- GIVEN INSTRUCTION: Images excluded, repeat each entry below exactly.

Collected data entries
[Start]

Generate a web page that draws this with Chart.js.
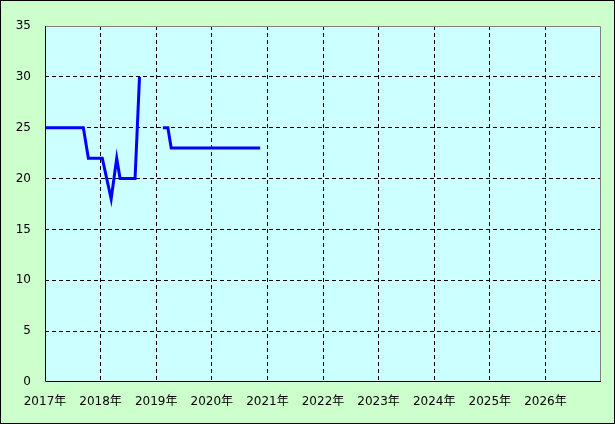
<!DOCTYPE html>
<html>
<head>
<meta charset="utf-8">
<script src="https://cdn.jsdelivr.net/npm/chart.js@4"></script>
<style>
  html, body { margin: 0; padding: 0; background: #ccffcc; }
  #wrap { width: 615px; height: 424px; position: relative; }
</style>
</head>
<body>
<div id="wrap"><canvas id="chart"></canvas></div>
<script>
// dates as fractional years, null value = gap in the line
const dates  = [2017.0, 2017.69, 2017.78, 2018.03, 2018.19, 2018.29, 2018.35, 2018.62, 2018.70, 2018.9, 2019.12, 2019.21, 2019.27, 2020.87];
const values = [25, 25, 22, 22, 18, 22, 20, 20, 30, null, 25, 25, 23, 23];
const yearTicks = [2017, 2018, 2019, 2020, 2021, 2022, 2023, 2024, 2025, 2026];

const points = dates.map((d, i) => ({ x: d, y: values[i] }));

// backgrounds + borders
const frame = {
    id: 'frame',
    beforeDraw(chart) {
        const c = chart.ctx, a = chart.chartArea;
        c.save();
        c.fillStyle = '#ccffcc';
        c.fillRect(0, 0, chart.width, chart.height);
        c.fillStyle = '#ccffff';
        c.fillRect(a.left, a.top, a.right - a.left, a.bottom - a.top);
        c.restore();
    },
    afterDraw(chart) {
        const c = chart.ctx, a = chart.chartArea;
        c.save();
        c.lineWidth = 1;
        c.strokeStyle = '#808080';
        c.beginPath();
        c.moveTo(a.left, a.top + 0.5); c.lineTo(a.right - 0.5, a.top + 0.5); c.lineTo(a.right - 0.5, a.bottom);
        c.stroke();
        c.strokeStyle = '#000000';
        c.beginPath();
        c.moveTo(a.left + 0.5, a.top); c.lineTo(a.left + 0.5, a.bottom - 0.5); c.lineTo(a.right, a.bottom - 0.5);
        c.stroke();
        c.strokeRect(0.5, 0.5, chart.width - 1, chart.height - 1);
        c.restore();
    }
};

const font = { family: "'DejaVu Sans', 'Noto Sans CJK JP', sans-serif", size: 12 };

new Chart(document.getElementById('chart'), {
    type: 'line',
    data: {
        datasets: [{
            data: points,
            borderColor: '#0000ff',
            borderWidth: 3,
            pointRadius: 0,
            tension: 0,
            spanGaps: false,
            fill: false
        }]
    },
    options: {
        responsive: true,
        maintainAspectRatio: false,
        animation: false,
        events: [],
        layout: { padding: { top: 26, right: 14, left: 0, bottom: 0 } },
        plugins: { legend: { display: false }, tooltip: { enabled: false } },
        scales: {
            x: {
                type: 'linear',
                min: 2017,
                max: 2027,
                afterFit: s => { s.height = 42; },
                afterBuildTicks: s => { s.ticks = yearTicks.concat([2027]).map(v => ({ value: v })); },
                border: { display: false, dash: [4, 3] },
                grid: {
                    color: ctx => (ctx.tick && (ctx.tick.value === 2017 || ctx.tick.value === 2027)) ? 'transparent' : '#000000',
                    lineWidth: 1,
                    drawTicks: false
                },
                ticks: {
                    color: '#000000',
                    font: font,
                    padding: 13,
                    maxRotation: 0,
                    autoSkip: false,
                    callback: v => yearTicks.includes(v) ? v + '年' : ''
                }
            },
            y: {
                min: 0,
                max: 35,
                afterFit: s => { s.width = 45; },
                border: { display: false, dash: [4, 3] },
                grid: {
                    color: ctx => (ctx.tick && (ctx.tick.value === 0 || ctx.tick.value === 35)) ? 'transparent' : '#000000',
                    lineWidth: 1,
                    drawTicks: false
                },
                ticks: {
                    stepSize: 5,
                    color: '#000000',
                    font: font,
                    padding: 14
                }
            }
        }
    },
    plugins: [frame]
});
</script>
</body>
</html>
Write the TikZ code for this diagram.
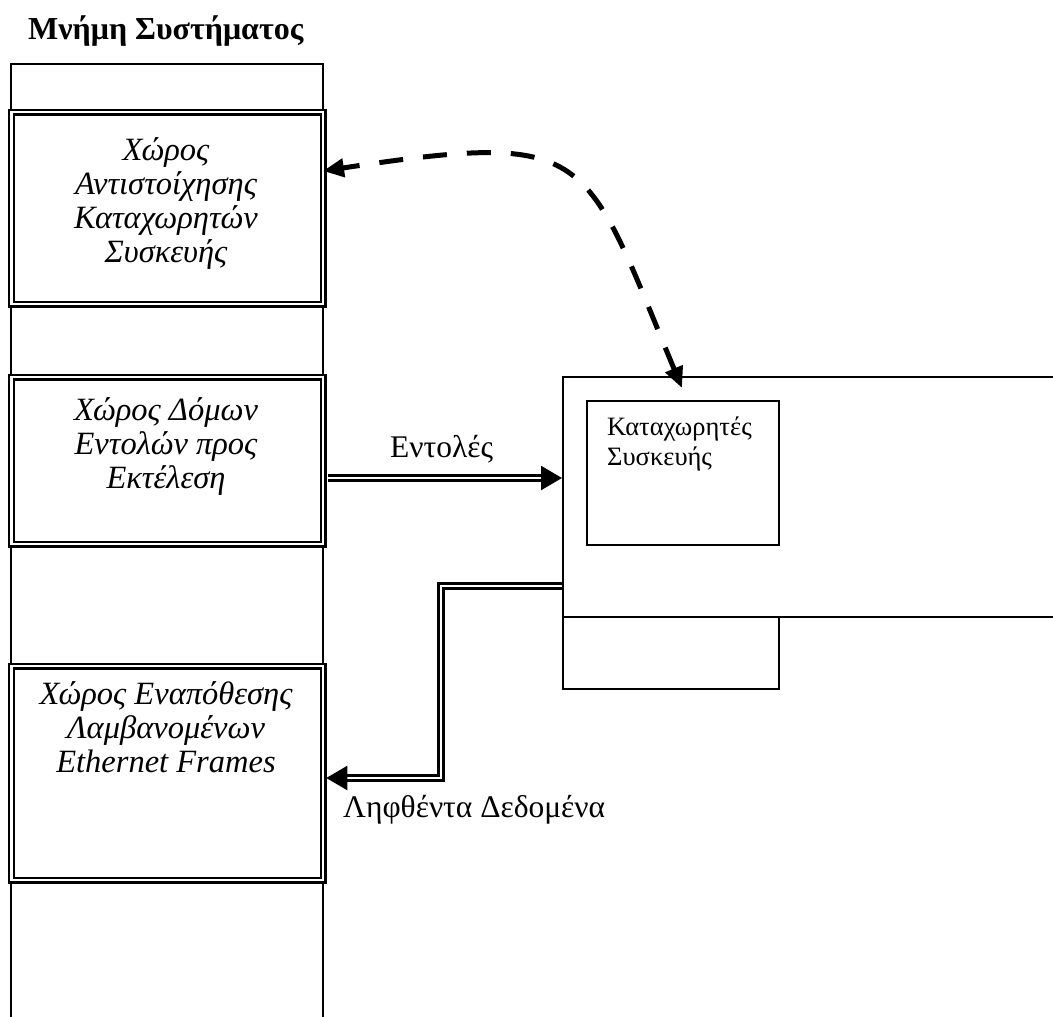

[End]

- RESULT OF THIS EXERCISE:
Generate a web page that draws this with Chart.js.
<!DOCTYPE html>
<html>
<head>
<meta charset="utf-8">
<script src="https://cdn.jsdelivr.net/npm/chart.js@4"></script>
<style>
  html, body { margin: 0; padding: 0; background: #ccffcc; }
  #wrap { width: 615px; height: 424px; position: relative; }
</style>
</head>
<body>
<div id="wrap"><canvas id="chart"></canvas></div>
<script>
// dates as fractional years, null value = gap in the line
const dates  = [2017.0, 2017.69, 2017.78, 2018.03, 2018.19, 2018.29, 2018.35, 2018.62, 2018.70, 2018.9, 2019.12, 2019.21, 2019.27, 2020.87];
const values = [25, 25, 22, 22, 18, 22, 20, 20, 30, null, 25, 25, 23, 23];
const yearTicks = [2017, 2018, 2019, 2020, 2021, 2022, 2023, 2024, 2025, 2026];

const points = dates.map((d, i) => ({ x: d, y: values[i] }));

// backgrounds + borders
const frame = {
    id: 'frame',
    beforeDraw(chart) {
        const c = chart.ctx, a = chart.chartArea;
        c.save();
        c.fillStyle = '#ccffcc';
        c.fillRect(0, 0, chart.width, chart.height);
        c.fillStyle = '#ccffff';
        c.fillRect(a.left, a.top, a.right - a.left, a.bottom - a.top);
        c.restore();
    },
    afterDraw(chart) {
        const c = chart.ctx, a = chart.chartArea;
        c.save();
        c.lineWidth = 1;
        c.strokeStyle = '#808080';
        c.beginPath();
        c.moveTo(a.left, a.top + 0.5); c.lineTo(a.right - 0.5, a.top + 0.5); c.lineTo(a.right - 0.5, a.bottom);
        c.stroke();
        c.strokeStyle = '#000000';
        c.beginPath();
        c.moveTo(a.left + 0.5, a.top); c.lineTo(a.left + 0.5, a.bottom - 0.5); c.lineTo(a.right, a.bottom - 0.5);
        c.stroke();
        c.strokeRect(0.5, 0.5, chart.width - 1, chart.height - 1);
        c.restore();
    }
};

const font = { family: "'DejaVu Sans', 'Noto Sans CJK JP', sans-serif", size: 12 };

new Chart(document.getElementById('chart'), {
    type: 'line',
    data: {
        datasets: [{
            data: points,
            borderColor: '#0000ff',
            borderWidth: 3,
            pointRadius: 0,
            tension: 0,
            spanGaps: false,
            fill: false
        }]
    },
    options: {
        responsive: true,
        maintainAspectRatio: false,
        animation: false,
        events: [],
        layout: { padding: { top: 26, right: 14, left: 0, bottom: 0 } },
        plugins: { legend: { display: false }, tooltip: { enabled: false } },
        scales: {
            x: {
                type: 'linear',
                min: 2017,
                max: 2027,
                afterFit: s => { s.height = 42; },
                afterBuildTicks: s => { s.ticks = yearTicks.concat([2027]).map(v => ({ value: v })); },
                border: { display: false, dash: [4, 3] },
                grid: {
                    color: ctx => (ctx.tick && (ctx.tick.value === 2017 || ctx.tick.value === 2027)) ? 'transparent' : '#000000',
                    lineWidth: 1,
                    drawTicks: false
                },
                ticks: {
                    color: '#000000',
                    font: font,
                    padding: 13,
                    maxRotation: 0,
                    autoSkip: false,
                    callback: v => yearTicks.includes(v) ? v + '年' : ''
                }
            },
            y: {
                min: 0,
                max: 35,
                afterFit: s => { s.width = 45; },
                border: { display: false, dash: [4, 3] },
                grid: {
                    color: ctx => (ctx.tick && (ctx.tick.value === 0 || ctx.tick.value === 35)) ? 'transparent' : '#000000',
                    lineWidth: 1,
                    drawTicks: false
                },
                ticks: {
                    stepSize: 5,
                    color: '#000000',
                    font: font,
                    padding: 14
                }
            }
        }
    },
    plugins: [frame]
});
</script>
</body>
</html>
Write the TikZ code for this diagram.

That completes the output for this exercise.